======== RECORDS ========
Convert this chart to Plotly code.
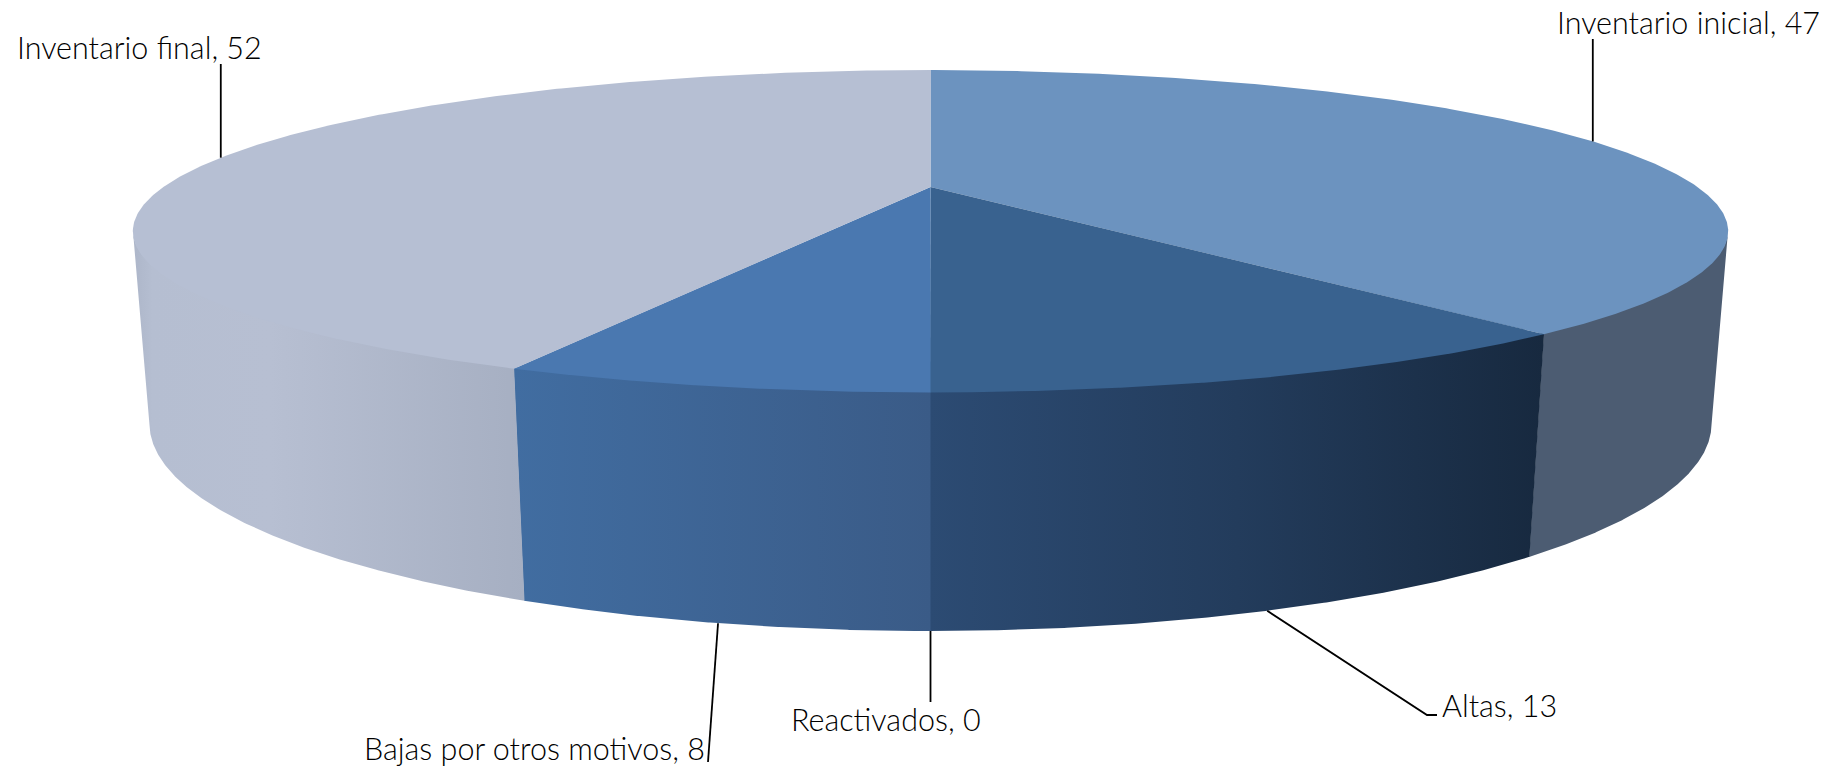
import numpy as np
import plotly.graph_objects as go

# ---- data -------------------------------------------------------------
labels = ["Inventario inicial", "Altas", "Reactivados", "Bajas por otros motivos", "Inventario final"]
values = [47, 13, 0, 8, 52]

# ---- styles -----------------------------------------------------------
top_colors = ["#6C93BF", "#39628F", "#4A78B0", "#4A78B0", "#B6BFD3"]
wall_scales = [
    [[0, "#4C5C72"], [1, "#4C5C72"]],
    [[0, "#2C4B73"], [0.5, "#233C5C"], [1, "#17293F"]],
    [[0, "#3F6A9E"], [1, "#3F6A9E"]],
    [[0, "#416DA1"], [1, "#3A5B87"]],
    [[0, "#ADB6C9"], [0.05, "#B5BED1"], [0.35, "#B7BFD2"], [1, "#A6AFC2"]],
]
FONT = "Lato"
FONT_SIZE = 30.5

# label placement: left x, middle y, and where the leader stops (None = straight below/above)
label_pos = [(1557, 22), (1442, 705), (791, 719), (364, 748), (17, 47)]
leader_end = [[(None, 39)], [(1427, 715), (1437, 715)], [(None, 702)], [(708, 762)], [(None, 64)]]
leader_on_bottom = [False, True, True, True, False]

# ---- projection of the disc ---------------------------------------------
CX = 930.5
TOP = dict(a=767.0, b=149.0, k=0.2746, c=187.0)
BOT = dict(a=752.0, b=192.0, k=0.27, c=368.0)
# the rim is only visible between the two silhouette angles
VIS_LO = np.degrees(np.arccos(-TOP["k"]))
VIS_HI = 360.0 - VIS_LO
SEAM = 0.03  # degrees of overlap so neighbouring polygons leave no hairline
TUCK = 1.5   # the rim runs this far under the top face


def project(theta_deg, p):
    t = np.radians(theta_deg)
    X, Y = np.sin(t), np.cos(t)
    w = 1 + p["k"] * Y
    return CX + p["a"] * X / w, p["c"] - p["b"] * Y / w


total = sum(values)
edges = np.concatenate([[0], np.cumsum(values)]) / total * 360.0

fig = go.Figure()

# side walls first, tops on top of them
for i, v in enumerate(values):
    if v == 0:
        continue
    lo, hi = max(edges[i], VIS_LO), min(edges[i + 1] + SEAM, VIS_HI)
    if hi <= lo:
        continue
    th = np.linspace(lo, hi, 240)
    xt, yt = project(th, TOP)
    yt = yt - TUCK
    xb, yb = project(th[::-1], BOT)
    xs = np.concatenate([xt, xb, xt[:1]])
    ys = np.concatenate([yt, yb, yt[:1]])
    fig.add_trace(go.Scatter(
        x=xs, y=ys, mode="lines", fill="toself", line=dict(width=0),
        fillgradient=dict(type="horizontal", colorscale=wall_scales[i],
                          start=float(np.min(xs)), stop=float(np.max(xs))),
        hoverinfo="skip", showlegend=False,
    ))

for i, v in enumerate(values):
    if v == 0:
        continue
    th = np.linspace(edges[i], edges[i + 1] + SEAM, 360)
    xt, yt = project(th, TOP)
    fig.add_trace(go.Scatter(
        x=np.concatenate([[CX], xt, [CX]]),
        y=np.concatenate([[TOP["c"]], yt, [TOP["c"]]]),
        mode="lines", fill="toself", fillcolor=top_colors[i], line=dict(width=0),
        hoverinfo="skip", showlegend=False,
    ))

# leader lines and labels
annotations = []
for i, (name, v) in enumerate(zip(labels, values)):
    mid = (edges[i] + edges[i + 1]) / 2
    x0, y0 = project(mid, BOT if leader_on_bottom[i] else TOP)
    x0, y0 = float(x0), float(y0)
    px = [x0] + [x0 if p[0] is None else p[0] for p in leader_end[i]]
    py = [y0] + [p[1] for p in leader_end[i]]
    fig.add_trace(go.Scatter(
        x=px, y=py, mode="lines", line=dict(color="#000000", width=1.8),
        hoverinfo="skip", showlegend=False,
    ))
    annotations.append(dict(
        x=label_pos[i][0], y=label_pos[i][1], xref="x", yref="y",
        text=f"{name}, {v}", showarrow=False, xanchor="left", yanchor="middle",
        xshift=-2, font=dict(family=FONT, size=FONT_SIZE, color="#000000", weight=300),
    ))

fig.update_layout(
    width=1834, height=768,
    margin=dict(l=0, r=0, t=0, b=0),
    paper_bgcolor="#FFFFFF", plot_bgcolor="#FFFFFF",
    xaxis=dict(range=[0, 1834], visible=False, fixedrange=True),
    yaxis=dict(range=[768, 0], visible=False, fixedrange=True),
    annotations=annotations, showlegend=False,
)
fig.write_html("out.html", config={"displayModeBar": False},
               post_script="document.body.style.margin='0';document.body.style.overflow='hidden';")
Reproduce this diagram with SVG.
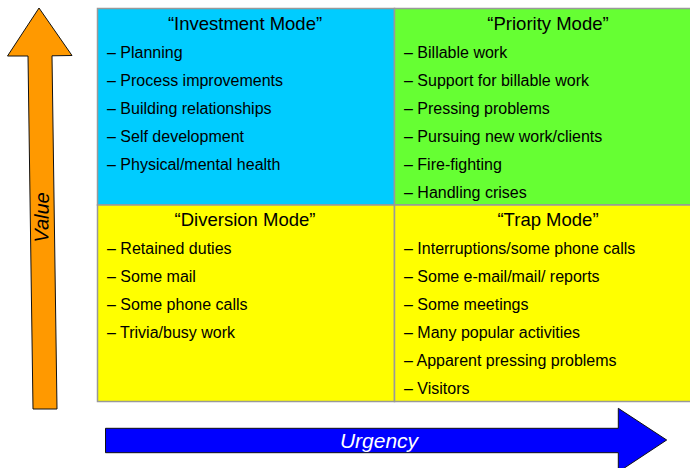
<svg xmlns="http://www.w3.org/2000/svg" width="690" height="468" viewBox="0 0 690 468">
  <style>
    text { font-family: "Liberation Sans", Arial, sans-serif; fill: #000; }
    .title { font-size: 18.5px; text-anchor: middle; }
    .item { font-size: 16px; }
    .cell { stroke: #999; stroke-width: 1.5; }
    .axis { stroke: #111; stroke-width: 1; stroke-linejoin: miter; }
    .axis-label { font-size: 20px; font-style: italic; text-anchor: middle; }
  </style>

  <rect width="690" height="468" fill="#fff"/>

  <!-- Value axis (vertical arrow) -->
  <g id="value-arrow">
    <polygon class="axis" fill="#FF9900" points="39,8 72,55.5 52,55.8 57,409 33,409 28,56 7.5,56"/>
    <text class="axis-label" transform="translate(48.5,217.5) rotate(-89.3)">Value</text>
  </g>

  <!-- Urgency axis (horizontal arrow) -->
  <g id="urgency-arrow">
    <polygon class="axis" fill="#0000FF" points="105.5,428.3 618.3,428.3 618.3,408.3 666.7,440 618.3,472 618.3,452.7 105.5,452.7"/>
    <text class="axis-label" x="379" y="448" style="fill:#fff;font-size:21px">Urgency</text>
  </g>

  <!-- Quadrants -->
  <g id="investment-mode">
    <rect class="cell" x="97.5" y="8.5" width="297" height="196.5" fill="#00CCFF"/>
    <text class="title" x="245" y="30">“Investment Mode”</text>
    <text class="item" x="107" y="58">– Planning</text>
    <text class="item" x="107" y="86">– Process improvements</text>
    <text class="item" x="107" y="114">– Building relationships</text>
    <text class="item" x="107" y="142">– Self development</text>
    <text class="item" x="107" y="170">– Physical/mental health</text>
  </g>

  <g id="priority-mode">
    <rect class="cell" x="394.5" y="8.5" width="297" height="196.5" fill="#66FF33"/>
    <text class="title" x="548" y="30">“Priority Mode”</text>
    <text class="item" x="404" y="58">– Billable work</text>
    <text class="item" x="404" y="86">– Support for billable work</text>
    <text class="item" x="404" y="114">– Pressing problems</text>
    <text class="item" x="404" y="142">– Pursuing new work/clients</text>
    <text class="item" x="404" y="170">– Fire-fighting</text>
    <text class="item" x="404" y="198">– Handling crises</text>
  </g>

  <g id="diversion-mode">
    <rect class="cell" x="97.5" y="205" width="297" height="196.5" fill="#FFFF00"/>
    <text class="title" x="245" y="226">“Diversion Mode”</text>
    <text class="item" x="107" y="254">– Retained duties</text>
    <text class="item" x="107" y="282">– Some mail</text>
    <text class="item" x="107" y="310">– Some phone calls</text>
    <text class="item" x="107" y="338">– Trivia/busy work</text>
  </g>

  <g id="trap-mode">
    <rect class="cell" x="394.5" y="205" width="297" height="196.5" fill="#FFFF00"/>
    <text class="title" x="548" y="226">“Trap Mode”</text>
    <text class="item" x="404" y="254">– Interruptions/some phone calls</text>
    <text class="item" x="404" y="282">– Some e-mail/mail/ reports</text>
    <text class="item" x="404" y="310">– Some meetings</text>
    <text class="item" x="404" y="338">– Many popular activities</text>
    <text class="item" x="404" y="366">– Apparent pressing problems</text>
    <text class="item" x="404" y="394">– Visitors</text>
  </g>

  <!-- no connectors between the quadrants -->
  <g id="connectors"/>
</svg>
========
**PROBLEM DETAILS**
Leave the pictures out and reproduce exactly the lines from the top of the listing above through the line with "FONT_SIZE = 30.5".

**TASK ANSWER**
Convert this chart to Plotly code.
import numpy as np
import plotly.graph_objects as go

# ---- data -------------------------------------------------------------
labels = ["Inventario inicial", "Altas", "Reactivados", "Bajas por otros motivos", "Inventario final"]
values = [47, 13, 0, 8, 52]

# ---- styles -----------------------------------------------------------
top_colors = ["#6C93BF", "#39628F", "#4A78B0", "#4A78B0", "#B6BFD3"]
wall_scales = [
    [[0, "#4C5C72"], [1, "#4C5C72"]],
    [[0, "#2C4B73"], [0.5, "#233C5C"], [1, "#17293F"]],
    [[0, "#3F6A9E"], [1, "#3F6A9E"]],
    [[0, "#416DA1"], [1, "#3A5B87"]],
    [[0, "#ADB6C9"], [0.05, "#B5BED1"], [0.35, "#B7BFD2"], [1, "#A6AFC2"]],
]
FONT = "Lato"
FONT_SIZE = 30.5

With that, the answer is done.